Толстая: Да, стирание памяти во имя новизны, ради моды - это такая важная для меня тема. То есть память может быть сколь угодно тяжелой, неприятной, мучительной, но без нее ты никто, манкурт. Как учат американцы в своих инструкциях: давайте от этого всего избавимся, проснемся без прошлого и начнем жизнь сначала, с нуля. Ну, ладно Америка особая страна, у нее короткая память, но и Европа тоже все пересматривает, от всего избавляется и становится все тупее и тупее. Вот сейчас Европа избавится от европейской цивилизации, ее жители - араб и латыш - сольются в поцелуе, и старая культура канет на дно. Недолго осталось, боюсь.
"МН": Вы много писали о западной литературе. Она вам по-прежнему интересна?

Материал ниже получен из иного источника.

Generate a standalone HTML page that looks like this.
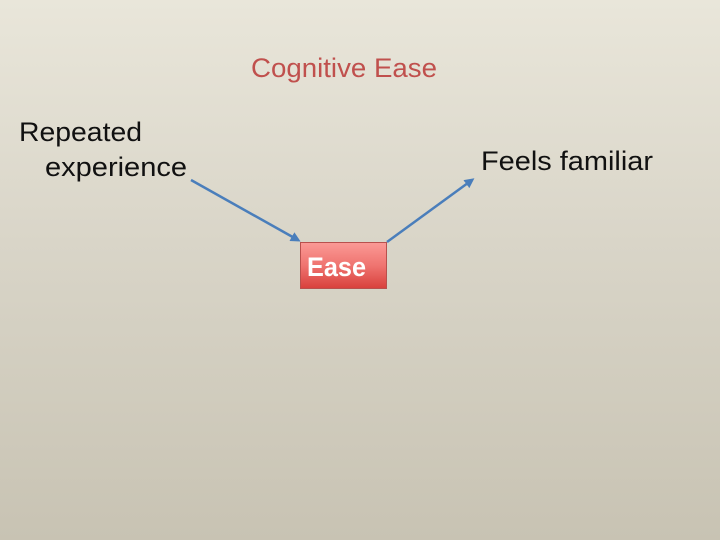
<!DOCTYPE html>
<html><head><style>
html,body{margin:0;padding:0;}
body{width:720px;height:540px;overflow:hidden;background:linear-gradient(180deg,#e9e6da 0%,#d9d5c8 45%,#c8c3b3 100%);}
</style></head><body>
<svg width="720" height="540" xmlns="http://www.w3.org/2000/svg" style="position:absolute;left:0;top:0">
<defs>
<linearGradient id="g" x1="0" y1="0" x2="0" y2="1">
<stop offset="0" stop-color="#fb9a96"/><stop offset="0.5" stop-color="#ef7470"/><stop offset="1" stop-color="#d8403c"/>
</linearGradient>
<marker id="a" markerWidth="10" markerHeight="10" refX="7" refY="5" orient="auto" markerUnits="userSpaceOnUse">
<path d="M0,0 L10,5 L0,10 Z" fill="#4a7ebb"/></marker>
</defs>
<g font-family="Liberation Sans, sans-serif">
<text x="251" y="77" font-size="27" fill="#c0504d" textLength="186" lengthAdjust="spacingAndGlyphs">Cognitive Ease</text>
<text x="19" y="141" font-size="27" fill="#111" textLength="123" lengthAdjust="spacingAndGlyphs">Repeated</text>
<text x="45" y="176" font-size="27" fill="#111" textLength="142" lengthAdjust="spacingAndGlyphs">experience</text>
<text x="481" y="170" font-size="27" fill="#111" textLength="172" lengthAdjust="spacingAndGlyphs">Feels familiar</text>
</g>
<line x1="191" y1="180" x2="298" y2="240" stroke="#4a7ebb" stroke-width="2.5" marker-end="url(#a)"/>
<line x1="387" y1="242" x2="472" y2="180" stroke="#4a7ebb" stroke-width="2.5" marker-end="url(#a)"/>
<rect x="300.5" y="242.5" width="86" height="46" fill="url(#g)" stroke="#b9504d" stroke-width="1"/>
<text x="307" y="276" font-family="Liberation Sans, sans-serif" font-weight="bold" font-size="27" fill="#fff" textLength="59" lengthAdjust="spacingAndGlyphs">Ease</text>
</svg>
</body></html>
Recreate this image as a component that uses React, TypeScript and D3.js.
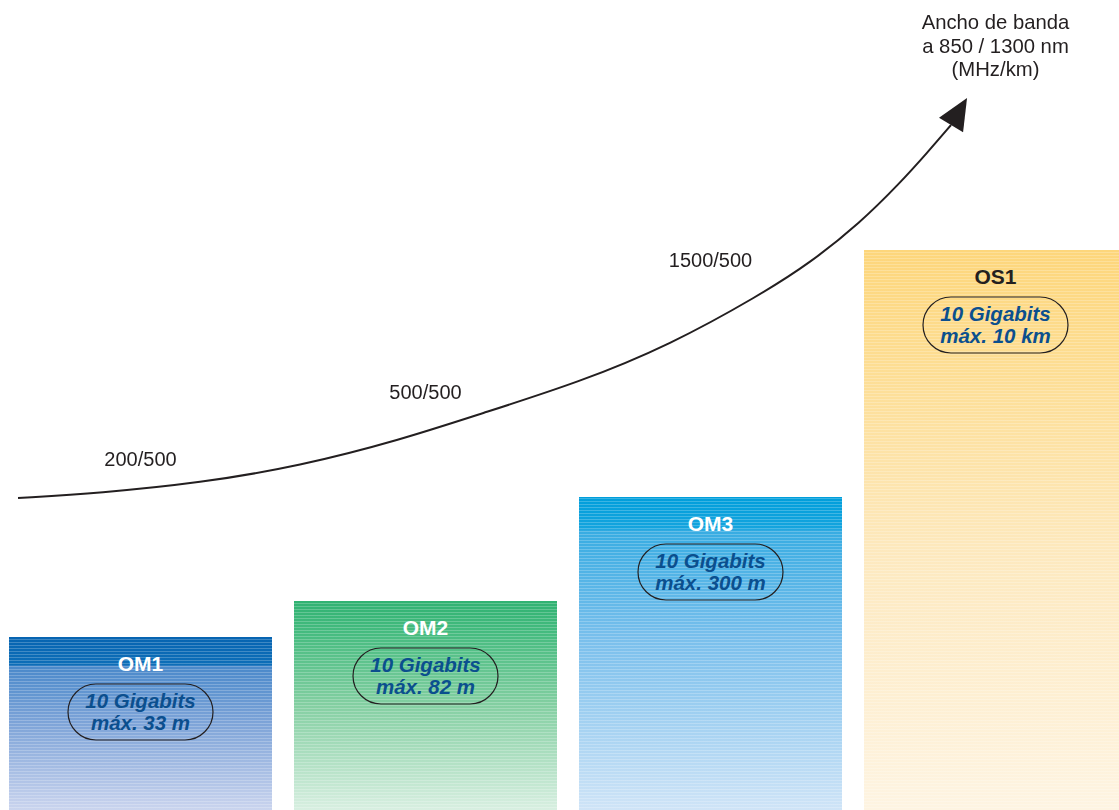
import * as d3 from 'd3'

// fibre categories and their bar levels (pixels of height)
const fibers = ['OM1', 'OM2', 'OM3', 'OS1']
const barLevels = [173, 209, 313, 560]
const capacity = ['10 Gigabits', '10 Gigabits', '10 Gigabits', '10 Gigabits']
const reach = ['máx. 33 m', 'máx. 82 m', 'máx. 300 m', 'máx. 10 km']
const nameColors = ['#ffffff', '#ffffff', '#ffffff', '#231f20']

// bandwidth labels above the trend curve (850/1300 nm)
const bandwidthLabels = ['200/500', '500/500', '1500/500']
const bandwidthLabelLevels = [344, 411, 543]

// gradient stops per bar: [offset, colour]
const barGradients: [number, string][][] = [
  [[0, '#0764b1'], [0.16, '#0d6eb8'], [0.17, '#4a89ca'], [0.5, '#7ea4d8'], [1, '#cad4ee']],
  [[0, '#30b272'], [0.15, '#45bb7f'], [0.5, '#84cfa2'], [1, '#d8efe1']],
  [[0, '#009edb'], [0.1, '#14a4de'], [0.11, '#38ace2'], [0.45, '#79bfec'], [1, '#cfe4f7']],
  [[0, '#fdd67b'], [0.2, '#fddd92'], [0.55, '#fde9bf'], [1, '#fef4e2']]
]

// trend arrow, in the same level units as the bars (x in percent of width)
const trendX = [1.61, 8.94, 17.87, 26.81, 35.75, 42.9, 51.83, 59.87, 67.92, 72.39, 76.85, 80.43, 82.84, 84.99]
const trendY = [312, 317, 327, 344, 370, 396, 428, 465, 515, 547, 587, 627, 657, 685]
// arrow head tip
const tipX = 86.42
const tipY = 712

const W = 1119
const H = 810
const FONT = '"Liberation Sans", Arial, Helvetica, sans-serif'

export default function App() {
  const x = d3
    .scaleBand<string>()
    .domain(fibers)
    .range([9, 1127])
    .paddingInner(0.0772)
    .paddingOuter(0)
  const y = d3.scaleLinear().domain([0, 560]).range([H, 250])
  const px = d3.scaleLinear().domain([0, 100]).range([0, W])

  const trend = d3
    .line<number>()
    .x((_, i) => px(trendX[i]))
    .y(d => y(d))
    .curve(d3.curveBasis)(trendY)

  // arrow head oriented from curve end to tip
  const bx = px(trendX[trendX.length - 1])
  const by = y(trendY[trendY.length - 1])
  const tx = px(tipX)
  const ty = y(tipY)
  const angle = (Math.atan2(ty - by, tx - bx) * 180) / Math.PI
  const len = Math.hypot(tx - bx, ty - by)

  const bw = x.bandwidth()
  const titleX = (x('OS1') ?? 0) + bw / 2

  return (
    <svg
      width={W}
      height={H}
      style={{ position: 'fixed', top: 0, left: 0, display: 'block' }}
      fontFamily={FONT}
    >
      <defs>
        {barGradients.map((stops, i) => (
          <linearGradient key={i} id={`grad-${i}`} x1="0" y1="0" x2="0" y2="1">
            {stops.map(([o, c], j) => (
              <stop key={j} offset={o} stopColor={c} />
            ))}
          </linearGradient>
        ))}
        <pattern id="stripes" width="8" height="3" patternUnits="userSpaceOnUse">
          <rect x="0" y="0" width="8" height="1" fill="#ffffff" opacity="0.22" />
        </pattern>
      </defs>

      {/* bars */}
      {fibers.map((f, i) => {
        const x0 = x(f) ?? 0
        const top = y(barLevels[i])
        const cx = x0 + bw / 2
        return (
          <g key={f}>
            <rect x={x0} y={top} width={bw} height={H - top} fill={`url(#grad-${i})`} />
            <rect x={x0} y={top} width={bw} height={H - top} fill="url(#stripes)" />
            <text
              x={cx}
              y={top + 34}
              textAnchor="middle"
              fontSize={21}
              fontWeight="bold"
              fill={nameColors[i]}
            >
              {f}
            </text>
            <rect
              x={cx - 72.5}
              y={top + 47}
              width={145}
              height={56}
              rx={28}
              ry={28}
              fill="none"
              stroke="#231f20"
              strokeWidth={1.2}
            />
            <text
              x={cx}
              y={top + 71}
              textAnchor="middle"
              fontSize={20.5}
              fontWeight="bold"
              fontStyle="italic"
              fill="#0b4f8e"
            >
              {capacity[i]}
            </text>
            <text
              x={cx}
              y={top + 93}
              textAnchor="middle"
              fontSize={20.5}
              fontWeight="bold"
              fontStyle="italic"
              fill="#0b4f8e"
            >
              {reach[i]}
            </text>
          </g>
        )
      })}

      {/* trend arrow */}
      <path d={trend ?? ''} fill="none" stroke="#231f20" strokeWidth={2} />
      <path
        d={`M0,-14L${len},0L0,14Z`}
        transform={`translate(${bx},${by}) rotate(${angle})`}
        fill="#231f20"
      />

      {bandwidthLabels.map((l, i) => (
        <text
          key={l}
          x={(x(fibers[i]) ?? 0) + bw / 2}
          y={y(bandwidthLabelLevels[i])}
          textAnchor="middle"
          fontSize={20}
          fill="#231f20"
        >
          {l}
        </text>
      ))}

      {/* axis title */}
      <text textAnchor="middle" fontSize={20.3} fill="#231f20">
        <tspan x={titleX} y={29}>Ancho de banda</tspan>
        <tspan x={titleX} y={53}>a 850 / 1300 nm</tspan>
        <tspan x={titleX} y={76}>(MHz/km)</tspan>
      </text>
    </svg>
  )
}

Толстая: В последнее время мне интересна только русская, со всеми ее тонкостями. Литература западная всегда была для меня скорее ознакомительной. Она прекрасна, даже в переводе. Но начнешь читать Льва Толстого и при всем том, что он себе позволяет в "Крейцеровой сонате", требуя, чтобы род людской не размножался, - тоже разновидность разрушения, да еще какая! - видишь, насколько глубже пашет русская проза. Так глубоко, наверно, пахать и не надо: нехорошо это, нездорово. Маленький сюжет про него показывали по телевизору: много-много-много фотографий. Я вдруг рассмотрела: какие же у него грустные глаза, как плохо ему. Бедная, любящая, замученная им Софья Андреевна его крепко держит, цепко хватает. А он закладывает за пояс руки, длинные, длинные у него пальцы; они струятся, - ничего он брать не хочет. Он даже как будто веревкой руки связал: ничего не хочу иметь, ничего брать не буду. Но глаза-то грустные, жизнь ему мешает, никто его не слушает. Некрасивый, глаза грустные, как будто пень ожил.
"МН": Толстому, к слову сказать, принадлежит примечательное высказывание, близко касающееся современности: еврея любить трудно, но нужно.
Толстая: Так и поступаем.
"МН": Что вы скажете об истории с Бронзовым солдатом?
Толстая: Что эстонца любить трудно и не нужно. (Шутка.) А вообще на себя бы оборотились. Москву снесли, нет Москвы. Теперь та же участь ждет Питер.
МН": Как Кремль-то оставили?
Толстая: А мы спросили в "Школе злословия" главного архитектора Москвы Александра Кузьмина, нет ли планов Кремль срыть и построить там. развлекательный комплекс? Он как-то стал глаза заводить... но у нас выкинули это место.
"МН": А разве так бывает?
Толстая: От самоиспуга. Слово Кремль включает в себя все смыслы нашей жизни. Скажешь по телефону "Путин" и тут же слышишь, как шуршит бобина. Они запишут и положат на полки. Эта самовоспроизводящаяся бюрократия сама себя поддерживает, она должна шевелиться, бумаги сами должны с места на место перекладываться, это же кафкианская вселенная.